- Exercise material:
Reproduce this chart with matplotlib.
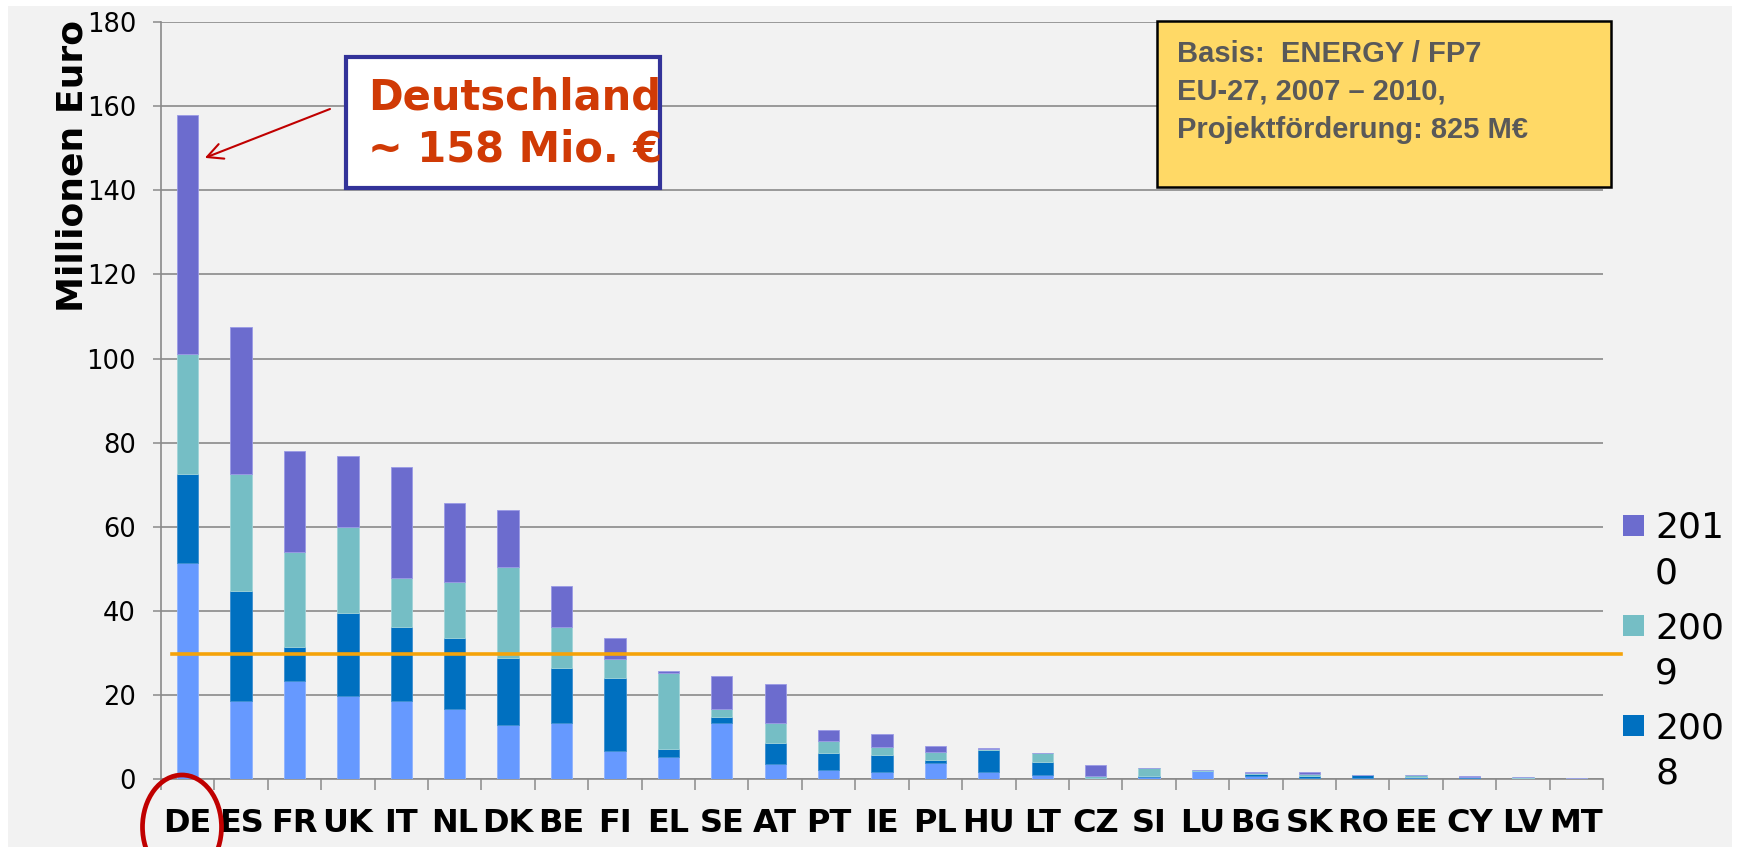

* * *

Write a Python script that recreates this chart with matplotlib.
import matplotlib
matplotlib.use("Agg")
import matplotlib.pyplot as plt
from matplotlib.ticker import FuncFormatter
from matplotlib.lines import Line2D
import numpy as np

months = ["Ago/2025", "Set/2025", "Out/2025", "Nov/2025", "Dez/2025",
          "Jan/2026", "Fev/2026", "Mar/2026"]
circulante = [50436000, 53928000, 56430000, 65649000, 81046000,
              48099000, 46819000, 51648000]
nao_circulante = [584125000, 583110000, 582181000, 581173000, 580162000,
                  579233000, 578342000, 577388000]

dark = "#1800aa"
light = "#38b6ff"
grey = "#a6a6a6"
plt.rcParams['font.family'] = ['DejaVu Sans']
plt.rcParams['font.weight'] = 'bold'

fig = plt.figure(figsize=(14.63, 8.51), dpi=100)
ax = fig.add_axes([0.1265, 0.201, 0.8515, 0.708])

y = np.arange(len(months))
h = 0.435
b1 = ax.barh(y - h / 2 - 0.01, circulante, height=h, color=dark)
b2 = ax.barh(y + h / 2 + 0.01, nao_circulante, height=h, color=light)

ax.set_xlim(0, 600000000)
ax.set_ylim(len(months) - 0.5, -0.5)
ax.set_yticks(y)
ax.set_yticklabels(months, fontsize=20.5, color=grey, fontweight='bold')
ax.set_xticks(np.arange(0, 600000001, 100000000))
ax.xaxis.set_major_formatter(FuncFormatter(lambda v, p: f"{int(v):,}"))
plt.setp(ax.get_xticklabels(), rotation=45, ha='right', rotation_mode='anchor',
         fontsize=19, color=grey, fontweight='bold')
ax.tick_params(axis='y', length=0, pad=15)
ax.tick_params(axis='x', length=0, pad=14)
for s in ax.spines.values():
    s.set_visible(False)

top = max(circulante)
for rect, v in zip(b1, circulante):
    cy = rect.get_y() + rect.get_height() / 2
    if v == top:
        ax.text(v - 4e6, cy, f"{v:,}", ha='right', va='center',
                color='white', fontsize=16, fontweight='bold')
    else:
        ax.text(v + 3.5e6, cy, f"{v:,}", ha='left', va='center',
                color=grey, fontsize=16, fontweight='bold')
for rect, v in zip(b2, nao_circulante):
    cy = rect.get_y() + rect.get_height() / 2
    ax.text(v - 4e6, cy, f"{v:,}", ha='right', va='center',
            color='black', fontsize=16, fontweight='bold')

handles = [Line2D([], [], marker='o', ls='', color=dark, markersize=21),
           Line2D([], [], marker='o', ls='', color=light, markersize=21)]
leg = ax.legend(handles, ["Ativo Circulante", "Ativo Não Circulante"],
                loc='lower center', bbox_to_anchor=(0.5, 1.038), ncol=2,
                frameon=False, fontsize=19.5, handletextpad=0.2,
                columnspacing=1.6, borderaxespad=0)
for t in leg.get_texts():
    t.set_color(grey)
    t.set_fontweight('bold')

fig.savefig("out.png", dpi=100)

- Requirement:
Give back, word for word, each line from the one containing "Write a Python" down to the one containing "color='black', fontsize=16, fontweight='bold')", including those two lines.

- Complete output:
Write a Python script that recreates this chart with matplotlib.
import matplotlib
matplotlib.use("Agg")
import matplotlib.pyplot as plt
from matplotlib.ticker import FuncFormatter
from matplotlib.lines import Line2D
import numpy as np

months = ["Ago/2025", "Set/2025", "Out/2025", "Nov/2025", "Dez/2025",
          "Jan/2026", "Fev/2026", "Mar/2026"]
circulante = [50436000, 53928000, 56430000, 65649000, 81046000,
              48099000, 46819000, 51648000]
nao_circulante = [584125000, 583110000, 582181000, 581173000, 580162000,
                  579233000, 578342000, 577388000]

dark = "#1800aa"
light = "#38b6ff"
grey = "#a6a6a6"
plt.rcParams['font.family'] = ['DejaVu Sans']
plt.rcParams['font.weight'] = 'bold'

fig = plt.figure(figsize=(14.63, 8.51), dpi=100)
ax = fig.add_axes([0.1265, 0.201, 0.8515, 0.708])

y = np.arange(len(months))
h = 0.435
b1 = ax.barh(y - h / 2 - 0.01, circulante, height=h, color=dark)
b2 = ax.barh(y + h / 2 + 0.01, nao_circulante, height=h, color=light)

ax.set_xlim(0, 600000000)
ax.set_ylim(len(months) - 0.5, -0.5)
ax.set_yticks(y)
ax.set_yticklabels(months, fontsize=20.5, color=grey, fontweight='bold')
ax.set_xticks(np.arange(0, 600000001, 100000000))
ax.xaxis.set_major_formatter(FuncFormatter(lambda v, p: f"{int(v):,}"))
plt.setp(ax.get_xticklabels(), rotation=45, ha='right', rotation_mode='anchor',
         fontsize=19, color=grey, fontweight='bold')
ax.tick_params(axis='y', length=0, pad=15)
ax.tick_params(axis='x', length=0, pad=14)
for s in ax.spines.values():
    s.set_visible(False)

top = max(circulante)
for rect, v in zip(b1, circulante):
    cy = rect.get_y() + rect.get_height() / 2
    if v == top:
        ax.text(v - 4e6, cy, f"{v:,}", ha='right', va='center',
                color='white', fontsize=16, fontweight='bold')
    else:
        ax.text(v + 3.5e6, cy, f"{v:,}", ha='left', va='center',
                color=grey, fontsize=16, fontweight='bold')
for rect, v in zip(b2, nao_circulante):
    cy = rect.get_y() + rect.get_height() / 2
    ax.text(v - 4e6, cy, f"{v:,}", ha='right', va='center',
            color='black', fontsize=16, fontweight='bold')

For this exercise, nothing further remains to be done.